Tue, Mar 08, 2005 - Page 16 News List

Literary fiction begins to address 9/11

Some of the most acclaimed writers and some of the most respected publishing houses are releasing novels that grapple with the terrorist attacks on the US

By Edward Wyatt  /  NY TIMES NEWS SERVICE , NEW YORK

This is a story of what happens to those who write fiction when terrible facts intrude on their world. In time, inevitably, cold truth is recast and reshaped into literature.

After three years of near silence about the attacks of Sept. 11, the literary world has begun to grapple with the meanings and consequences of the worst terrorist attack ever to happen on American soil.

A half-dozen novels that use 9/11 and its aftermath as central elements of their plots or settings, from some of the most acclaimed literary novelists and the most respected publishing houses, are being released later this year. A similar number have already made their way into bookstores in the last few months.

In Windows on the World (Miramax), Frederic Beigbeder imagines a divorced father's breakfast with his sons at the restaurant on the 107th floor of the World Trade Center. In The Good Priest's Son (Scribner), Reynolds Price tells of an art conservator whose flight back to the United States is diverted to Nova Scotia on the morning of Sept. 11, while his apartment in Lower Manhattan is blasted with debris.
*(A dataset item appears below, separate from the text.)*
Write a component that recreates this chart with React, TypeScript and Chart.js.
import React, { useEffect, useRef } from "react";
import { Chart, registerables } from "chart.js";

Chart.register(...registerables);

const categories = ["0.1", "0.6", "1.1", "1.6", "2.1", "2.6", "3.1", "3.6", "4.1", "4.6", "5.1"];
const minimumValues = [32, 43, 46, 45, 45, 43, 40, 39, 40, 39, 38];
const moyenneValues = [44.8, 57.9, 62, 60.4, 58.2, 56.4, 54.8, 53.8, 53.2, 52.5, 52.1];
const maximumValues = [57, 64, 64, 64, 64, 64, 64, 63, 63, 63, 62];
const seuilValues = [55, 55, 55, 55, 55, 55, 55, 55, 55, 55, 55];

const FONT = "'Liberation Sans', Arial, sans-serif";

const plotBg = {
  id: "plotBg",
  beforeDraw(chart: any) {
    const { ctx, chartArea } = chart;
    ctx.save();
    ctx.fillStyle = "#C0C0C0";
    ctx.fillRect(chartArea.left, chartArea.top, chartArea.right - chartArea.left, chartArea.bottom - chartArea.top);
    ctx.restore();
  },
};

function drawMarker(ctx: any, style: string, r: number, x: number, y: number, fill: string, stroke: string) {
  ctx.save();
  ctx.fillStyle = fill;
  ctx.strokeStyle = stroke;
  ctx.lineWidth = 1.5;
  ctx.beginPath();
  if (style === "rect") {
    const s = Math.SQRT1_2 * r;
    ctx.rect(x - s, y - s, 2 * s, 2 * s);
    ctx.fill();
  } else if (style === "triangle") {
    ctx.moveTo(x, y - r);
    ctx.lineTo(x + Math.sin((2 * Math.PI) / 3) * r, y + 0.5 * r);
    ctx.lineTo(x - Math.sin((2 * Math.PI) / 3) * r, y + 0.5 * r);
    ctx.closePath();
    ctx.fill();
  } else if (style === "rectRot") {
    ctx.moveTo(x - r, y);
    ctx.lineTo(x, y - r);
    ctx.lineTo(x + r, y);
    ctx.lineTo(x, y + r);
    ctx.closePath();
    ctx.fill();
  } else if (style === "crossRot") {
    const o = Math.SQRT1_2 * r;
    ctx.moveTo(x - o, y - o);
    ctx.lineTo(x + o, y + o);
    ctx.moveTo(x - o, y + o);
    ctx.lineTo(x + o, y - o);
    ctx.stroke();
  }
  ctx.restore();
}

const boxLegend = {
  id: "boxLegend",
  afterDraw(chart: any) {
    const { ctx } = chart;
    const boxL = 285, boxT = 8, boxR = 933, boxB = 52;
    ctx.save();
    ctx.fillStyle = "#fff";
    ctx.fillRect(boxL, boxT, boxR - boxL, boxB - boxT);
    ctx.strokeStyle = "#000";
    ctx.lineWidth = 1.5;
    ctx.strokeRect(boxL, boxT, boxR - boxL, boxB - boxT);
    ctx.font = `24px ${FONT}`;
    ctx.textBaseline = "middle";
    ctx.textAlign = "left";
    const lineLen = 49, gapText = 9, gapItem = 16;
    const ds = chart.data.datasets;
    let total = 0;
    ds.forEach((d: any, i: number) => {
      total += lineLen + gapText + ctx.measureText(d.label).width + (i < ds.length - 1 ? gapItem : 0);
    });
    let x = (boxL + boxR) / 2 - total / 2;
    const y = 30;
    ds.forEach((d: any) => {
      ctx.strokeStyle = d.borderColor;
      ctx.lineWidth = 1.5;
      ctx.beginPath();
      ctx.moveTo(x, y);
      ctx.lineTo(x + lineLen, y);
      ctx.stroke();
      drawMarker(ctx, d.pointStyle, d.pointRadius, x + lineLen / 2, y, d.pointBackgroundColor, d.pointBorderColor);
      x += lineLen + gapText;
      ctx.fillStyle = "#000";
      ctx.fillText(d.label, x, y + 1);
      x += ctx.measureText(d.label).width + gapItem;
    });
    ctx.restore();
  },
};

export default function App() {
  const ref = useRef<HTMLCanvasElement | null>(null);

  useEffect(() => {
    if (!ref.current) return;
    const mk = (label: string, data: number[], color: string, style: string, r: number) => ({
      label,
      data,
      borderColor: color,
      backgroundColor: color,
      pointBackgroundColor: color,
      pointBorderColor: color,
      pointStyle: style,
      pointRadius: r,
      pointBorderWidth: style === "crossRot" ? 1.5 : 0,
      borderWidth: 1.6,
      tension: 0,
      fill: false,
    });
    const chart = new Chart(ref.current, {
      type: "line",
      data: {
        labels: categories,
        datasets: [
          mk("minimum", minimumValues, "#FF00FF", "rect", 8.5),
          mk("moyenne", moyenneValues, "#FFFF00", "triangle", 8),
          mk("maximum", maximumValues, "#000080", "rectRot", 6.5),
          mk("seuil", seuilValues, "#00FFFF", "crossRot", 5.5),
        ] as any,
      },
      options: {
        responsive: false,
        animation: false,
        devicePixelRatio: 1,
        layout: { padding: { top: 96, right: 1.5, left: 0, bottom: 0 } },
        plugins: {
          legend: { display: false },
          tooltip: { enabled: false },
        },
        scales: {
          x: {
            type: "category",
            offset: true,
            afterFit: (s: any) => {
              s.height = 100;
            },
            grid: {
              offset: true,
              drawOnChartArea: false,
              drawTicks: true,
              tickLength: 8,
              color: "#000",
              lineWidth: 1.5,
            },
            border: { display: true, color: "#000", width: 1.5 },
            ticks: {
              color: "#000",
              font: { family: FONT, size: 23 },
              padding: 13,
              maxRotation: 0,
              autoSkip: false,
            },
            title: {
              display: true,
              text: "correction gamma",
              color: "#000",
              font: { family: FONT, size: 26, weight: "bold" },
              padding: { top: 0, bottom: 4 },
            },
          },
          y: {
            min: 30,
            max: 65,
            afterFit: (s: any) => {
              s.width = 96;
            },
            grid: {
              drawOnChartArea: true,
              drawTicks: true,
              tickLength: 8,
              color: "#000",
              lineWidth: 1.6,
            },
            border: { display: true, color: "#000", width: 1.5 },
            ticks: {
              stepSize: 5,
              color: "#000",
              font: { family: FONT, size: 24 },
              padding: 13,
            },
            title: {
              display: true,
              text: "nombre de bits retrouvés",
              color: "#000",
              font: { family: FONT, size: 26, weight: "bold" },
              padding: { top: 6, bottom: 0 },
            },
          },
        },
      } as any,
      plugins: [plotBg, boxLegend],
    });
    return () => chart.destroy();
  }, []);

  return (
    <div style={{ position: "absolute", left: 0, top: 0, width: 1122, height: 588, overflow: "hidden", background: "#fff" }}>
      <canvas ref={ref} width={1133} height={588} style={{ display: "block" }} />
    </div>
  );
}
In Ian McEwan's Saturday (Nan A. Talese/Doubleday), saturated with a sense of dread that makes any calamity into a possible act of terrorism, a father and daughter debate whether Iraq had anything to do with 9/11. The Writing on the Wall, by Lynne Sharon Schwartz (Counterpoint), portrays a librarian whose cloistered world is ripped apart as she walks across the Brooklyn Bridge and sees a plane hit the trade center. And in Extremely Loud and Incredibly Close (Houghton Mifflin), by Jonathan Safran Foer, an indefatigable 9-year-old searches the city for a lock that fits a key he found in the closet of his father, who died in the attack.

The events of Sept. 11 found their way into a variety of media immediately after the attacks. Country musicians released flag-waving songs within weeks, and other musical tributes, poems, plays, documentaries and nonfiction books soon followed, including Bruce Springsteen's elegy The Rising and Michael Moore's incendiary film Fahrenheit 9/11.

And while the attacks have already found a place in a handful of mysteries, spy novels and other works of mass-market fiction, only now are books being published that some literary critics are saying take the substantial risks needed to give them staying power.

The delay of more than three years reflects both the logistics of producing a bound volume of a lengthy manuscript and the more subtle, complex process of creating a novel.

"Some art forms ... lend themselves to a more immediate treatment of an event like 9/11," said James Shapiro, a professor of English at Columbia University. "But a novel really has to do more. A novelist has to sustain a story that feels right to people who actually lived through the event, who have a sense of what really happened."

By no means is that an easy task, of course. Joyce Carol Oates, the author and critic whose recent short story The Mutants dealt with a woman trapped in her Lower Manhattan apartment on 9/11, said novels might not be the art form best able to address the events of that day.

"This does seem to be about the right time for these novels to be coming out," Oates said. "But the greatest art form to deal with this might be film, because it can capture the hallucinatory nature of the long hours of that siege."